• **PROBLEM DETAILS**
Write out all the material exactly. Leave nothing out.

• **COLLECTED MATERIAL**
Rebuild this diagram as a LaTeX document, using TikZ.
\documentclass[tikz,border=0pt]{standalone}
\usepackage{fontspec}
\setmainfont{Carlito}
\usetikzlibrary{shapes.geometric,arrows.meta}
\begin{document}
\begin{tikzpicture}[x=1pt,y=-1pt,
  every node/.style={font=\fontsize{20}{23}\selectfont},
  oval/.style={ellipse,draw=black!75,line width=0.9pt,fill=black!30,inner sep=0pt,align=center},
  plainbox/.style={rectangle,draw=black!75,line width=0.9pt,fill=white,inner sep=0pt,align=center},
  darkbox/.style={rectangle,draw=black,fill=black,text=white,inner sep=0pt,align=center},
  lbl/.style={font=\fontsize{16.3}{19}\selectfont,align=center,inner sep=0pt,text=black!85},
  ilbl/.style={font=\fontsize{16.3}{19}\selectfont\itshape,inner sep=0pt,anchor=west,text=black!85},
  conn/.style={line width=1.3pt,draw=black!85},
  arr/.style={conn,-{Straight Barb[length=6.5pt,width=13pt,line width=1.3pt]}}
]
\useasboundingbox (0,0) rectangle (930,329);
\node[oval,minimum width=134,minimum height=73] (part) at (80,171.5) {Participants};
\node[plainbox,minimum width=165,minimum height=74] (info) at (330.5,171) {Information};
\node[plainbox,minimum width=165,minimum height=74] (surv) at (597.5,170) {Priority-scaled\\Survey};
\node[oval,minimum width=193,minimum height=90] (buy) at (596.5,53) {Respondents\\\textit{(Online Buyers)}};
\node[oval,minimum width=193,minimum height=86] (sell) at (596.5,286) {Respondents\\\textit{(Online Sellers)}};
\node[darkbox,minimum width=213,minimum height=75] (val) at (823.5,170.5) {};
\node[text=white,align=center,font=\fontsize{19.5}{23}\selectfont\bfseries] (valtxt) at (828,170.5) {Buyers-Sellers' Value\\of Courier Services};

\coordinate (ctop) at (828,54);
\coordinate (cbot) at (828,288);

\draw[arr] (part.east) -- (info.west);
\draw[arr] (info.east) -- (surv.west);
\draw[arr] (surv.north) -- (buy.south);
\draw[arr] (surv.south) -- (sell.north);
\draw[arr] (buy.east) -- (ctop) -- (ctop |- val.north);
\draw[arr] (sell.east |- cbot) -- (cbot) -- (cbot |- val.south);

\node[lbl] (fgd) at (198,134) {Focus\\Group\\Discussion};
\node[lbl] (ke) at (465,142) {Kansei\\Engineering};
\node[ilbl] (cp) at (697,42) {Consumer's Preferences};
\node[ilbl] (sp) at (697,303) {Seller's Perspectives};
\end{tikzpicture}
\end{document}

• **OUTPUT OF THE TASK**
Rebuild this diagram as a LaTeX document, using TikZ.
\documentclass[tikz,border=0pt]{standalone}
\usepackage{fontspec}
\setmainfont{Carlito}
\usetikzlibrary{shapes.geometric,arrows.meta}
\begin{document}
\begin{tikzpicture}[x=1pt,y=-1pt,
  every node/.style={font=\fontsize{20}{23}\selectfont},
  oval/.style={ellipse,draw=black!75,line width=0.9pt,fill=black!30,inner sep=0pt,align=center},
  plainbox/.style={rectangle,draw=black!75,line width=0.9pt,fill=white,inner sep=0pt,align=center},
  darkbox/.style={rectangle,draw=black,fill=black,text=white,inner sep=0pt,align=center},
  lbl/.style={font=\fontsize{16.3}{19}\selectfont,align=center,inner sep=0pt,text=black!85},
  ilbl/.style={font=\fontsize{16.3}{19}\selectfont\itshape,inner sep=0pt,anchor=west,text=black!85},
  conn/.style={line width=1.3pt,draw=black!85},
  arr/.style={conn,-{Straight Barb[length=6.5pt,width=13pt,line width=1.3pt]}}
]
\useasboundingbox (0,0) rectangle (930,329);
\node[oval,minimum width=134,minimum height=73] (part) at (80,171.5) {Participants};
\node[plainbox,minimum width=165,minimum height=74] (info) at (330.5,171) {Information};
\node[plainbox,minimum width=165,minimum height=74] (surv) at (597.5,170) {Priority-scaled\\Survey};
\node[oval,minimum width=193,minimum height=90] (buy) at (596.5,53) {Respondents\\\textit{(Online Buyers)}};
\node[oval,minimum width=193,minimum height=86] (sell) at (596.5,286) {Respondents\\\textit{(Online Sellers)}};
\node[darkbox,minimum width=213,minimum height=75] (val) at (823.5,170.5) {};
\node[text=white,align=center,font=\fontsize{19.5}{23}\selectfont\bfseries] (valtxt) at (828,170.5) {Buyers-Sellers' Value\\of Courier Services};

\coordinate (ctop) at (828,54);
\coordinate (cbot) at (828,288);

\draw[arr] (part.east) -- (info.west);
\draw[arr] (info.east) -- (surv.west);
\draw[arr] (surv.north) -- (buy.south);
\draw[arr] (surv.south) -- (sell.north);
\draw[arr] (buy.east) -- (ctop) -- (ctop |- val.north);
\draw[arr] (sell.east |- cbot) -- (cbot) -- (cbot |- val.south);

\node[lbl] (fgd) at (198,134) {Focus\\Group\\Discussion};
\node[lbl] (ke) at (465,142) {Kansei\\Engineering};
\node[ilbl] (cp) at (697,42) {Consumer's Preferences};
\node[ilbl] (sp) at (697,303) {Seller's Perspectives};
\end{tikzpicture}
\end{document}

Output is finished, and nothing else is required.